I’m not sure who will pick up the well-deserved Nobel Peace Prize on behalf of the EU, but it should be the High Representative Cathy Ashton, who will be dining this Sunday with the Russian Foreign Minister, Sergei Lavrov. Cathy has more steel in her than Corby and Corus put together (albeit wrapped in a paisley shawl), but this will be tough, as the EU is finally beginning to lose patience with Russia.
Successive European leaders used to fly solo to Moscow and do their own little deals with Vladimir Putin, but Russia’s disgraceful intransigence on Syria, together with the departure of Putin’s mate Silvio Berlusconi and arrival of François Hollande in France, has persuaded them that Europe needs to adopt a more united front. All of this puts Cathy firmly in the driving seat in the run-up to the EU-Russia summit later this year.
Sadly, the fly in the ointment is David Cameron, who is trying to play both ends against the middle. British relations with Moscow have been fraught since the murders in Britain of Alexander Litvinenko and in Russia of the lawyer Sergei Magnitsky, who worked for a British firm.
Earlier this year, the Commons unanimously passed a motion demanding that anyone involved in Magnitsky’s death or the corruption he unveiled should be barred from Britain. Yet at a Council of Europe meeting last Tuesday five Tory MPs (Brian Binley, James Clappison, Edward Leigh, Ian Liddell-Grainger and Robert Walter), two Tory peers (the Baronesses Eaton and Eccles) and one Lib Dem (Mike Hancock) voted with representatives of Putin’s party against a report criticising human rights abuses in Russia.

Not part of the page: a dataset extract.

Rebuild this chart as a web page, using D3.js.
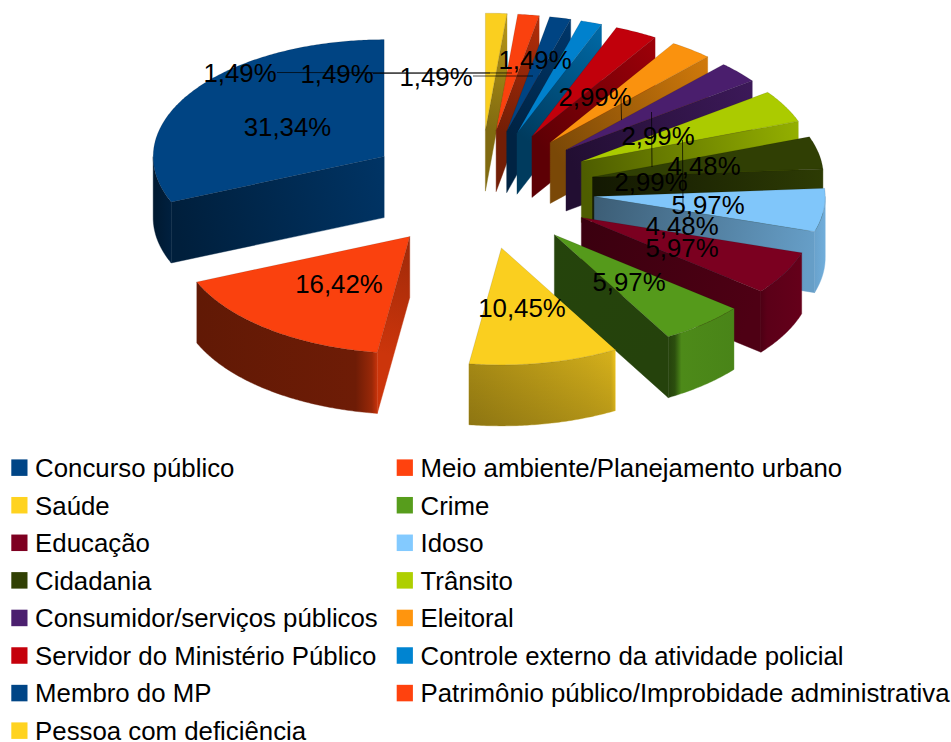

With torture endemic in the Russian criminal justice system, the courts subjugated to political control, politicians imprisoning their opponents, independent journalists murdered with impunity and pride marches banned for a hundred years, it’s difficult to see how these British politicians can square their vote with their conscience, unless their sole motivation is mercantilist. This is just shabby appeasement – and all the evidence is that, far from impressing Putin, this kind of craven behaviour makes him even more disdainful of lily-livered Western ideas about human rights.
The story that Henry Kissinger asked “what number do I call when I want to call Europe?” may be apocryphal, but Cathy Ashton jokes that she has an answer anyway. If the US president rings her he first gets some options, “for the German position press 1; for the Italian position press 2; and for the British position call back later”. It’s a nice joke, but the truth is that Europe needs to speak with a single voice if it doesn’t want to be laughed at by Putin, and Cameron needs to butch up.
Sticking it to the oldies
I’m often shocked by the behaviour of older people. At a George Michael concert in Cardiff last week (at which hundreds of women screamed “I love you” so often anyone would think they hadn’t noticed he was gay), I spotted the 60-or-so-year-old fan behind me take her chewing gum out and stick it to the chair in front of her.
Fearful of being thought too snooty for my own good, I um-ed and ah-ed about whether to say anything. Finally I summoned up courage as she was leaving. “Would you like to take your gum with you?” I said. She looked at me with thunder in her eyes. “Why, would you like it?” she said before storming off.
Mitchell should sing a Moyet tune
It being Tory conference week, we went to see the elegant and slimmed-down Alison Moyet at Ronnie Scott’s. She had an adoring set of fans hanging on her every trill, so it was a bit disturbing when the band struck up the first tune and she launched into her song, only to stop with a couple of robust swear words. She recovered well, pointing out: “If you get something wrong here and you can get over it, then that’s jazz. But if you can’t get over it – well, it’s just wrong and you’ve got to start again.” I wish Andrew Mitchell had heard her. He must surely know that his recent bum notes mean he can’t take the Chief Whip’s traditional seat two down from Cameron next Wednesday for PMQs. Better to give up and start again.
Lords can lobby too easily
This week the Lords debated the Defamation Bill, which has profound implications for the press. Interestingly, one of the peers who sat on the joint committee to consider it is the Conservative Lord Guy Black. I don’t mind that he is parti pris as the former director of the Press Complaints Commission. Everyone is entitled to a past. What I do object to is his direct conflict of interests.
He is executive director of the Telegraph Media Group. He and his company personally stand to benefit by this legislation. Had he been a member of the Commons he would have been obliged not just to register and declare an interest (as he has done), but he would have been barred from the committee and from initiating any legislation. Yet in the Lords debate he suggested a string of amendments, which he will doubtless move when the Bill is in committee. Different rules apply in the Lords, but when peers use their position in the Lords to pursue the financial interests of their employer, they are effectively engaging in paid advocacy and bring the whole place into disrepute.
He has broken no rules, but the rules are bust.